Rehearse! Top of the list comes total familiarity with what you’re going to say. Especially if it’s a new presentation, go through it, in real time, word for word. Do it in front of your family. Present it to your colleagues. Go through it yourself, at least once a day for the 3 or 4 days prior to the event. If you get to the venue early, (which you should) stand at the lectern or wherever you’ll be speaking from – and rehearse! When you come to do it for real, you’ll already have done it so many times, it’ll be familiar territory.
Breathing: In those last few minutes before you’re called, make a deliberate effort to control your breathing. Breathe in and out deeply and slowly. Breathe in and count as you do so, hold it for 2 seconds and breathe out, counting again. This really works! Firstly it has a physical effect, slowing the heart rate. Secondly, concentrating on breathing and counting does not allow those nervous thoughts to totally “take over” your mind. Try it.
Taking Questions: There’s an acronym I’ll share with you and it’s a really useful reminder of the proper way to deal with questions.
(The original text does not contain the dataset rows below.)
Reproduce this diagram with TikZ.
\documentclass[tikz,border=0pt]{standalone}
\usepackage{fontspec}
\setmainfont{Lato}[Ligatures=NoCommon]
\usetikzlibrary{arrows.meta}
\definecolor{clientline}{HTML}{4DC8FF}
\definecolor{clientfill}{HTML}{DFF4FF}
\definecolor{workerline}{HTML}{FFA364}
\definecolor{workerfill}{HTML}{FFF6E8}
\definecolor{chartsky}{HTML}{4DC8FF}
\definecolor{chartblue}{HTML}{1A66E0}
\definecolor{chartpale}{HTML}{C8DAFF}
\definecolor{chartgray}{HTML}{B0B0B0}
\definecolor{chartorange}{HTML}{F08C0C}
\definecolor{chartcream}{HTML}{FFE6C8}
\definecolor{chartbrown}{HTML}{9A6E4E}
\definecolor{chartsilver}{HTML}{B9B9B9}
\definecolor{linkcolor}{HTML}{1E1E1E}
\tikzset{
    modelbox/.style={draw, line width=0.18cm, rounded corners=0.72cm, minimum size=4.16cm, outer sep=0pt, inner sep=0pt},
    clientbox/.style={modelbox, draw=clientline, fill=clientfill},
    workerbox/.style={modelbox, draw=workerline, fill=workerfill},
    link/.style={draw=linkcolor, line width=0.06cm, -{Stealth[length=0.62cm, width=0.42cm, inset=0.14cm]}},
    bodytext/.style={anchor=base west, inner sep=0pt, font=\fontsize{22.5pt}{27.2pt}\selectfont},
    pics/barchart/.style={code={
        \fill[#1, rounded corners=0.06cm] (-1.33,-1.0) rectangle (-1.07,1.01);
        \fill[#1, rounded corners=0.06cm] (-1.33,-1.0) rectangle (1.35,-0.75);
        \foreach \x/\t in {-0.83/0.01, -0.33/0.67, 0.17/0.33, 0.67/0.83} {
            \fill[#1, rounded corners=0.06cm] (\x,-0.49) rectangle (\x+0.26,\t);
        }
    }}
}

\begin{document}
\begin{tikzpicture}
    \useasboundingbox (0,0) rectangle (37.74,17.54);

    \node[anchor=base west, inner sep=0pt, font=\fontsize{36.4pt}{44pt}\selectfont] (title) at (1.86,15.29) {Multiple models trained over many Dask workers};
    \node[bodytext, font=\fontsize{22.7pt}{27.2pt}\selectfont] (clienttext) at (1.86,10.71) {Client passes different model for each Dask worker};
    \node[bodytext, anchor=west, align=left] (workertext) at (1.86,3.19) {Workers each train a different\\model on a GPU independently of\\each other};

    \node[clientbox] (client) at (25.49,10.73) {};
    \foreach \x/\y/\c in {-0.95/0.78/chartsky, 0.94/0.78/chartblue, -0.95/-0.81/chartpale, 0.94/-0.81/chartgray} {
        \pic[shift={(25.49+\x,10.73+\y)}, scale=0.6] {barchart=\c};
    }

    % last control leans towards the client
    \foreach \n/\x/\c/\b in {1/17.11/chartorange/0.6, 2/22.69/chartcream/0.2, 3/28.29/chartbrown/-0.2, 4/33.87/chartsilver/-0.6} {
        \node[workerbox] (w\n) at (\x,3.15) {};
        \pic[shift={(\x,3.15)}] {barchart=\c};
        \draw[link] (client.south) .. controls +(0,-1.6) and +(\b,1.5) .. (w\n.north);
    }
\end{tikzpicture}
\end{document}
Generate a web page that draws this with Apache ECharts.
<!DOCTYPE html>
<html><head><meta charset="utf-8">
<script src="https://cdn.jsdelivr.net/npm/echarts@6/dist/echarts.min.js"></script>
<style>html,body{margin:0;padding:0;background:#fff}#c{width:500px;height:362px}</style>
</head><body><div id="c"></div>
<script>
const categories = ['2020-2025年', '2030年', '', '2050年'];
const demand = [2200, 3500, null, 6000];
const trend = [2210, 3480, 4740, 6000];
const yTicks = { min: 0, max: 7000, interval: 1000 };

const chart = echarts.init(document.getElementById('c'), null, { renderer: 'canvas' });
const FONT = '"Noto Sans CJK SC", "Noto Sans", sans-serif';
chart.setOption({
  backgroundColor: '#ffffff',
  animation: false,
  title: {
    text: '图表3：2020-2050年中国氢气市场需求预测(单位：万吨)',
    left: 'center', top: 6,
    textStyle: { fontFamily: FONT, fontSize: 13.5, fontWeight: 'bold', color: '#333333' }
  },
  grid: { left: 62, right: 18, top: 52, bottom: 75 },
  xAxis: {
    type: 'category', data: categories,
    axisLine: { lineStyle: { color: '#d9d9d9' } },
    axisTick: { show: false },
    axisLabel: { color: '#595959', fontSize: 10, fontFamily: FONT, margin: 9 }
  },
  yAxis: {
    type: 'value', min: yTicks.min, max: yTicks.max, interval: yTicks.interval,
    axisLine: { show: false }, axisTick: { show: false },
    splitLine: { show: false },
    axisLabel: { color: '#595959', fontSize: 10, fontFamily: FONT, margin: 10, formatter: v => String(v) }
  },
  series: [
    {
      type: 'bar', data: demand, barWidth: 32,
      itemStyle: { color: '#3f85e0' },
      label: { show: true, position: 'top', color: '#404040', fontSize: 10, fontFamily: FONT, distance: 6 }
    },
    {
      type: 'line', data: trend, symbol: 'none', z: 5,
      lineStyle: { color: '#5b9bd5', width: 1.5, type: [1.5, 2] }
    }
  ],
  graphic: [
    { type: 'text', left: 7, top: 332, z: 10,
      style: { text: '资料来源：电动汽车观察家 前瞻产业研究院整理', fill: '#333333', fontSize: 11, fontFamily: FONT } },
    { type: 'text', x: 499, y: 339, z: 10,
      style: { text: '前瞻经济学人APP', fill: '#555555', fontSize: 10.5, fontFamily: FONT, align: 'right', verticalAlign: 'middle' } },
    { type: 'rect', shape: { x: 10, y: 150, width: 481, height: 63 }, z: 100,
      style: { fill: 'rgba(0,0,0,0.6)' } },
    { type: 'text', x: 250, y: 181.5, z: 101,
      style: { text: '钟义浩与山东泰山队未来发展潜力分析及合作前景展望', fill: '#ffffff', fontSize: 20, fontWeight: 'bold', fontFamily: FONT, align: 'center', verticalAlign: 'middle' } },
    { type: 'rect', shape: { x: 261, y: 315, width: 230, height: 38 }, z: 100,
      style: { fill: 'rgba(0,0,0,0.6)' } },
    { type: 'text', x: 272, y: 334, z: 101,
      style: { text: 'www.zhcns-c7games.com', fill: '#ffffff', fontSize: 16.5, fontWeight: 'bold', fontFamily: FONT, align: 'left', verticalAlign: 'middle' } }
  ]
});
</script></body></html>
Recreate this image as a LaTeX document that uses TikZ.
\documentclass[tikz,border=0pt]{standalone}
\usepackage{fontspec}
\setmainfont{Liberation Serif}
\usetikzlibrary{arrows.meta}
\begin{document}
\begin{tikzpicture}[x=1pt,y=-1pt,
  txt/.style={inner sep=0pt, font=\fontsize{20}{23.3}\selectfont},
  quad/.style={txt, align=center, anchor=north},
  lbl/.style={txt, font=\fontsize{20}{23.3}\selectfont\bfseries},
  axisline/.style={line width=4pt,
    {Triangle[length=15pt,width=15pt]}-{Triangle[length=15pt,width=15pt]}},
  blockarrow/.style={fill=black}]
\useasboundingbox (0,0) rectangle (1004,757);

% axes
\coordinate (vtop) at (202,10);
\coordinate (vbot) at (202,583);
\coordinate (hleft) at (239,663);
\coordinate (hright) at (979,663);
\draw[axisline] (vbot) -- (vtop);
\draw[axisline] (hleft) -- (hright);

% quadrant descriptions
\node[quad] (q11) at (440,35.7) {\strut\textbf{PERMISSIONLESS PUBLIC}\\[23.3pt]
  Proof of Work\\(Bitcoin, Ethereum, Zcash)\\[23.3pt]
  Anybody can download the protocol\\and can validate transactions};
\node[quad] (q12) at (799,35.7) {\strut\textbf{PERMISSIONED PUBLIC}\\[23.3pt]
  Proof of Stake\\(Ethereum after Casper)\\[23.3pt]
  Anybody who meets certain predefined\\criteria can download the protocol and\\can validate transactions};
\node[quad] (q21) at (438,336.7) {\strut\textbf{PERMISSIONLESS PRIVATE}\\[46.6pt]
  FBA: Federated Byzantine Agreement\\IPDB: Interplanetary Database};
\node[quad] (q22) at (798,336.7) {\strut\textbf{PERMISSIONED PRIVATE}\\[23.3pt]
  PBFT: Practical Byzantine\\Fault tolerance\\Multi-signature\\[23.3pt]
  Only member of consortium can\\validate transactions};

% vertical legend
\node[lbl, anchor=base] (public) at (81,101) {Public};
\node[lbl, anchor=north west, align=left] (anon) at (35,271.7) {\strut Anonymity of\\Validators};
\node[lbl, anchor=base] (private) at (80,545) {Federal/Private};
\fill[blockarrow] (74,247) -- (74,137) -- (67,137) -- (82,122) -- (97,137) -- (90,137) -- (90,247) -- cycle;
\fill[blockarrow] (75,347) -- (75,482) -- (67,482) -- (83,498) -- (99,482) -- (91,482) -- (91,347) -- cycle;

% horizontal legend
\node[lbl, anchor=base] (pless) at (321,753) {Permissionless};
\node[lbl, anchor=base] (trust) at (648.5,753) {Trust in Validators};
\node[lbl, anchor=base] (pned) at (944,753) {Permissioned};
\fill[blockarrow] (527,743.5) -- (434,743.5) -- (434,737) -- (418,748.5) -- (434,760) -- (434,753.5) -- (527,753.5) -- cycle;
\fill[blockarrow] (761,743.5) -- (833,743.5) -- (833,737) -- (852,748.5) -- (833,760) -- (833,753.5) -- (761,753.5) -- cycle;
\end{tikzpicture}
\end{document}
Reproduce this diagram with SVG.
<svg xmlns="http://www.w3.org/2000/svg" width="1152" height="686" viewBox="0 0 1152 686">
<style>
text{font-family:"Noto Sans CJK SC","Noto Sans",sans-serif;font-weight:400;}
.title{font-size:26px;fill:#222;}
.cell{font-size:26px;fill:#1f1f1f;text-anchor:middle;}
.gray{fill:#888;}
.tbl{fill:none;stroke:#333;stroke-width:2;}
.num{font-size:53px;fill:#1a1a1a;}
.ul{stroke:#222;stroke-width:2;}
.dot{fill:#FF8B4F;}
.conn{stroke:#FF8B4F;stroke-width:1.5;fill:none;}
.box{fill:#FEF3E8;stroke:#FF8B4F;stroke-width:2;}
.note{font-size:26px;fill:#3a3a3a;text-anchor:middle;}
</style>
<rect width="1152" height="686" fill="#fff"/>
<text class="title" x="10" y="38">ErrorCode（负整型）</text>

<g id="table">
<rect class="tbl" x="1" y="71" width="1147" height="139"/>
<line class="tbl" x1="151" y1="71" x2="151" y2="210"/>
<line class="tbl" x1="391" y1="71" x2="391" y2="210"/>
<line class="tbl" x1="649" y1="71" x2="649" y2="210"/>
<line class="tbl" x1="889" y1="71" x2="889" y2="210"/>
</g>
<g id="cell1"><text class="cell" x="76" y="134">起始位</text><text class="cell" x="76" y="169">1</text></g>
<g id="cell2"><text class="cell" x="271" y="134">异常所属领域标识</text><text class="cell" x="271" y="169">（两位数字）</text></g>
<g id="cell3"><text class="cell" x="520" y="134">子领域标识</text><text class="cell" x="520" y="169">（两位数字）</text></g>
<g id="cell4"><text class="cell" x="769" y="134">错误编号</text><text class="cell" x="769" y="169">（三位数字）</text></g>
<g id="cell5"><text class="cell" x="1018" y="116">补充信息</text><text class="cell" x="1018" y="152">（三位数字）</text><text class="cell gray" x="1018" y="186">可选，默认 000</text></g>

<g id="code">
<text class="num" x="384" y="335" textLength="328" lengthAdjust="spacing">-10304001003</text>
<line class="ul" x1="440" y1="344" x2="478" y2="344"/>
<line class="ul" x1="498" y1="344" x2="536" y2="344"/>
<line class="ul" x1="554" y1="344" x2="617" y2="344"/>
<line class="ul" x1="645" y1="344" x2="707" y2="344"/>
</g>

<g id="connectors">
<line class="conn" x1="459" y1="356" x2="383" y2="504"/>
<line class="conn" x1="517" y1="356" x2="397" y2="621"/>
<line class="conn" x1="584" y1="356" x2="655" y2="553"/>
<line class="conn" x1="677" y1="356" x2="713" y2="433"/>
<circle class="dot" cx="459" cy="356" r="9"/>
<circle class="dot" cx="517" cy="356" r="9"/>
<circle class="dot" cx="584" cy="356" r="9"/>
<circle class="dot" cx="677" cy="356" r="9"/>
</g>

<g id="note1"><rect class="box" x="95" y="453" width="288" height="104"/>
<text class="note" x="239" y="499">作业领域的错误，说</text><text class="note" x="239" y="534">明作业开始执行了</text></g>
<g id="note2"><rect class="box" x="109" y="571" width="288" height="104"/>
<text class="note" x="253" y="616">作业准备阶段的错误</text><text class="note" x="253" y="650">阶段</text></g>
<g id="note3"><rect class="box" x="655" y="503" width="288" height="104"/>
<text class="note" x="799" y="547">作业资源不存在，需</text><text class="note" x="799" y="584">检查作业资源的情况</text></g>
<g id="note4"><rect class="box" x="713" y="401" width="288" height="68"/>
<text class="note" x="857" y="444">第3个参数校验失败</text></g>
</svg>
TRACT. Thank the questioner. Repeat the question (most of your audience probably couldn’t or didn’t hear it). Answer the question. Confirm the answer is acceptable. Thank the questioner again. Don’t know the answer? Say so! Be honest. If you try and make something up, some of your audience will know! Say you don’t know, but you’ll find out and let the questioner and/or the audience know later in the day/tomorrow by email, etc. (Remember to do so too.)
Finally: Remember most people do not like presenting. Everyone in your audience will be on your side, will want to see you succeed and do well. They will give you every encouragement and the benefit of every doubt. 99% of them would rather be listening than speaking. You have many friends out there – all cheering you on.
After Your Presentation
At the end of your presentation, disconnect from the projector or large screen before returning to power point presentation templates. It is more “elegant” to leave your audience with the mental image of your final slide rather than the cluttered PowerPoint working screen or your PC desktop.